We got back to the dealership, got out of the car and I said, “I want this one.”

And the salesman (whose name is Zamir, there is no way he is reading this but Hi Zamir!) said, “Okay, let’s go inside.”

And we went inside and filled out some paper and then I said, “Oh, by the way, I can only pay 18,000 dollars along with my 11 year old SUV trade-in.”

And Zamir was like, “Okay, let’s see how this goes.”

And it went fine. He came back once with a counter and I honestly said, “I literally don’t have a dime more for a car.”

And he said, “Okay, let’s see how this goes.”

And then he came back and said, “All good, let me get the paperwork.”

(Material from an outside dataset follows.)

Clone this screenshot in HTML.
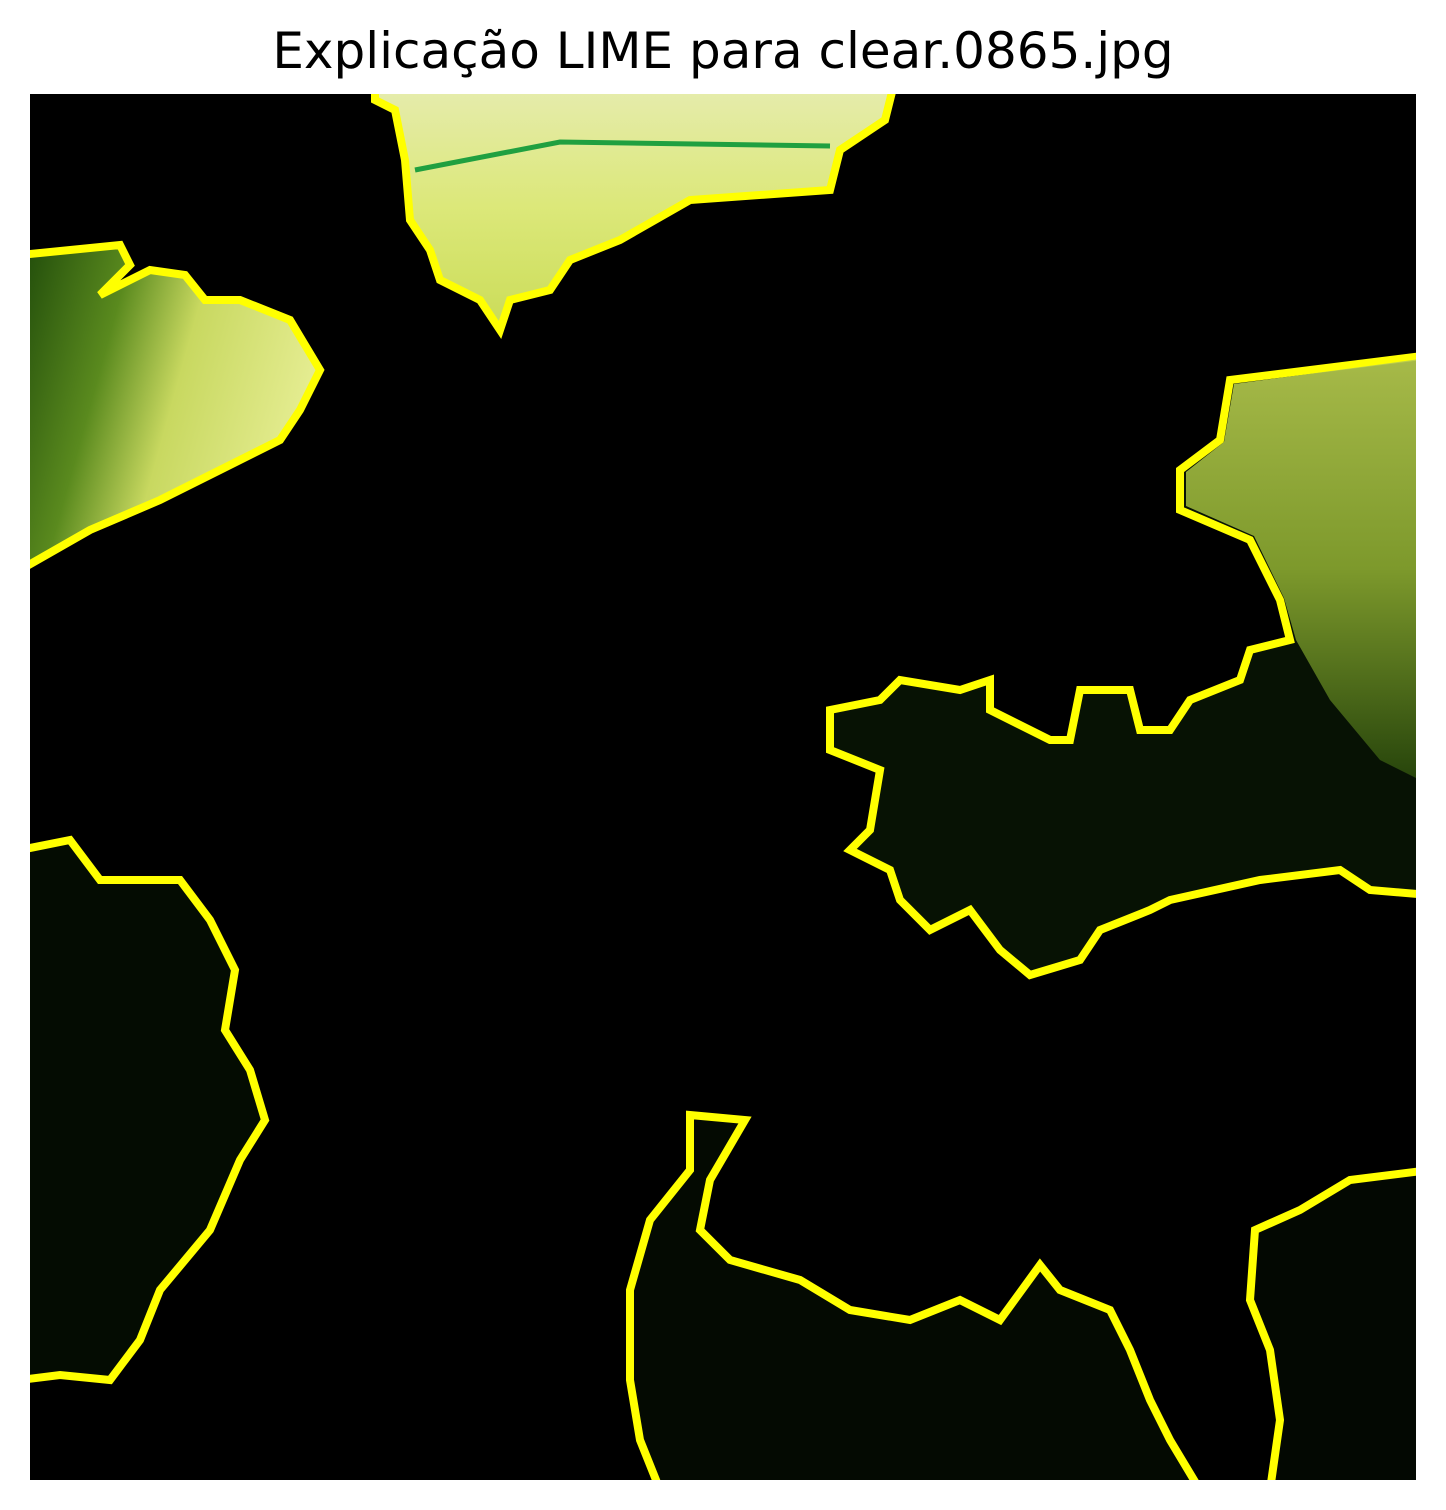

And that was it. I walked in around 11:30am and it was just after noon. While he got the paperwork together and did whatever else needed to be done, I ate pretzels provided by the service department and wrote my blog content for the week on my phone.

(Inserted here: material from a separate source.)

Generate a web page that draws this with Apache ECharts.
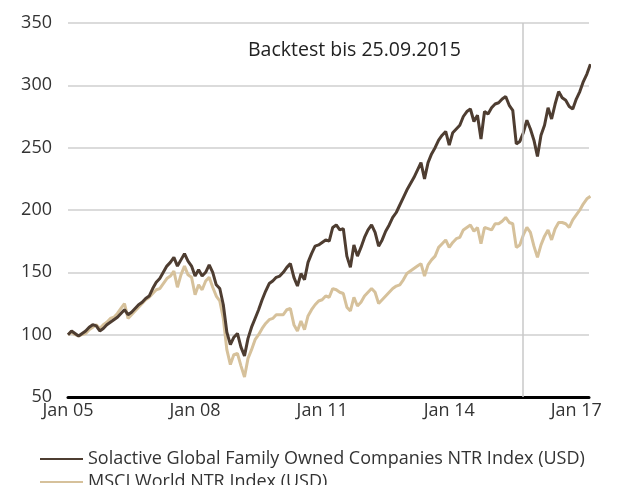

Then there was more paperwork and a nice man with a huge desk in a small office named Mike who guided me through it all with friendly military precision. I bought the extended warranty for 8 years which includes roadside assistance and will cover batteries if this car turns into a battery eater like the last one.

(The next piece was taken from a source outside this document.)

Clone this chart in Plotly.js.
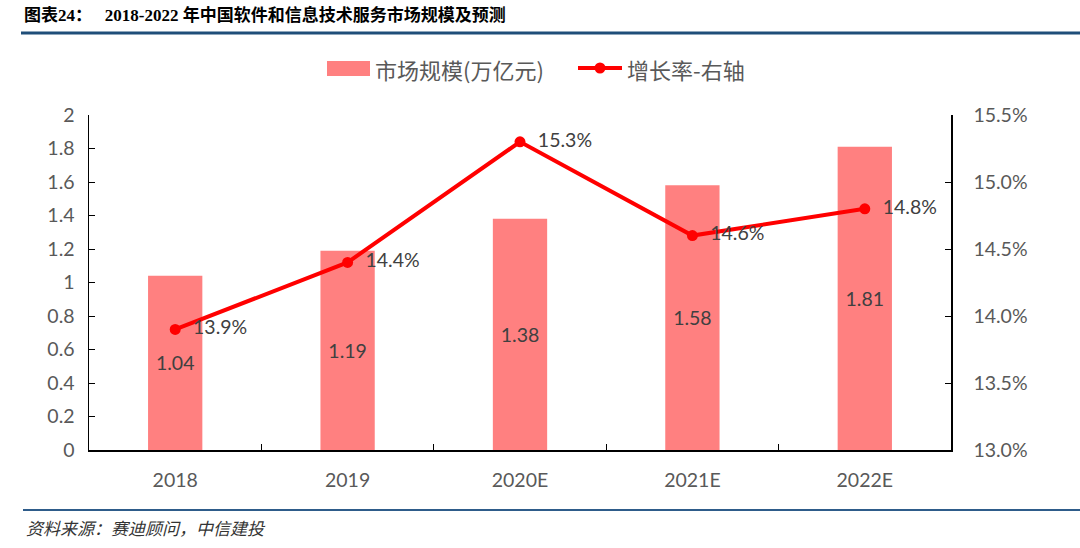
<!DOCTYPE html>
<html>
<head>
<meta charset="utf-8">
<script src="https://cdn.plot.ly/plotly-3.0.1.min.js"></script>
<style>
html,body{margin:0;padding:0;background:#fff;}
#chart{width:1080px;height:548px;}
</style>
</head>
<body>
<div id="chart"></div>
<script>
const categories = ['2018', '2019', '2020E', '2021E', '2022E'];
const marketSize = [1.04, 1.19, 1.38, 1.58, 1.81];
const growthRate = [0.139, 0.144, 0.153, 0.146, 0.148];
const barName = '市场规模(万亿元)';
const lineName = '增长率-右轴';

const barColor = '#FF8080';
const lineColor = '#FF0000';
const tickFont = {family: 'Lato, "Noto Sans CJK SC", sans-serif', size: 19.5, color: '#595959'};

const bars = {
  type: 'bar', x: categories, y: marketSize, name: barName,
  marker: {color: barColor},
  width: 0.315,
  text: marketSize.map(v => v.toFixed(2)),
  textposition: 'inside', insidetextanchor: 'middle',
  textfont: {family: tickFont.family, size: 19.5, color: '#404040'},
  hoverinfo: 'none'
};
const line = {
  type: 'scatter', mode: 'lines+markers+text', x: categories, y: growthRate, name: lineName,
  yaxis: 'y2',
  line: {color: lineColor, width: 4},
  marker: {color: lineColor, size: 11},
  text: growthRate.map(v => '\u00a0\u00a0' + (v * 100).toFixed(1) + '%'),
  textposition: 'middle right',
  textfont: {family: tickFont.family, size: 19.5, color: '#404040'},
  cliponaxis: false,
  hoverinfo: 'none'
};

const legendFont = {family: '"Noto Sans CJK SC", sans-serif', size: 22, color: '#595959'};
const px = x => (x - 89) / 862;
const py = y => (450 - y) / 335;

const layout = {
  width: 1080, height: 548,
  paper_bgcolor: '#fff', plot_bgcolor: '#fff',
  margin: {l: 89, r: 129, t: 115, b: 98},
  showlegend: false,
  xaxis: {
    type: 'category', showline: true, linecolor: '#000', linewidth: 1.5,
    ticks: 'inside', ticklen: 6, tickcolor: '#000', tickson: 'boundaries',
    showgrid: false, tickfont: tickFont, zeroline: false, ticklabelstandoff: 12
  },
  yaxis: {
    range: [0, 2], dtick: 0.2, showline: true, linecolor: '#000', linewidth: 1.5,
    ticks: 'inside', ticklen: 6, tickcolor: '#000', showgrid: false, zeroline: false,
    tickfont: tickFont, tickformat: '~g', ticklabelstandoff: 9
  },
  yaxis2: {
    range: [0.13, 0.155], dtick: 0.005, overlaying: 'y', side: 'right',
    showline: true, linecolor: '#000', linewidth: 1.5,
    ticks: 'inside', ticklen: 6, tickcolor: '#000', showgrid: false, zeroline: false,
    tickfont: tickFont, tickformat: '.1%', ticklabelstandoff: 17
  },
  shapes: [
    {type: 'line', xref: 'paper', yref: 'paper', x0: px(21), x1: px(1080), y0: py(33), y1: py(33),
      line: {color: '#1F4E79', width: 3}},
    {type: 'line', xref: 'paper', yref: 'paper', x0: px(23), x1: px(1080), y0: py(510), y1: py(510),
      line: {color: '#2E5C8A', width: 2}},
    {type: 'rect', xref: 'paper', yref: 'paper', x0: px(327), x1: px(370), y0: py(61), y1: py(76),
      fillcolor: barColor, line: {width: 0}},
    {type: 'line', xref: 'paper', yref: 'paper', x0: px(578), x1: px(622), y0: py(68), y1: py(68),
      line: {color: lineColor, width: 4}},
    {type: 'circle', xref: 'paper', yref: 'paper', x0: px(594.5), x1: px(605.5), y0: py(62.5), y1: py(73.5),
      fillcolor: lineColor, line: {width: 0}}
  ],
  annotations: [
    {xref: 'paper', yref: 'paper', x: px(22), y: py(15), xanchor: 'left', yanchor: 'middle', showarrow: false,
      text: '<b>图表24：   2018-2022 年中国软件和信息技术服务市场规模及预测</b>',
      font: {family: '"Liberation Serif", "Noto Sans CJK SC", serif', size: 17, color: '#000'}},
    {xref: 'paper', yref: 'paper', x: px(373), y: py(69), xanchor: 'left', yanchor: 'middle', showarrow: false,
      text: barName, font: legendFont},
    {xref: 'paper', yref: 'paper', x: px(625), y: py(69), xanchor: 'left', yanchor: 'middle', showarrow: false,
      text: lineName, font: legendFont},
    {xref: 'paper', yref: 'paper', x: px(24), y: py(527), xanchor: 'left', yanchor: 'middle', showarrow: false,
      text: '<i>资料来源：赛迪顾问，中信建投</i>',
      font: {family: '"Noto Sans CJK SC", sans-serif', size: 17, color: '#333'}}
  ]
};

Plotly.newPlot('chart', [bars, line], layout, {displayModeBar: false, staticPlot: true});
</script>
</body>
</html>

And then I drove to meet my friends for lunch at 3pm.

Yes. You heard that right. I walked in at 11:30am and drove off just before 3pm. If you live in the Los Angeles area, go to Sierra Subaru and ask for Zamir Ali. You won’t be sorry. Wait, he gave me a business card. Here’s his number, (909) 224-4712. Don’t call him after midnight.

And I do apologize for this being so long. But it was such a good day. I really hope this is a sign of things to come. Not that I go out and buy expensive consumer goods but rather that I have days where I get shit done on my own terms and under my own steam.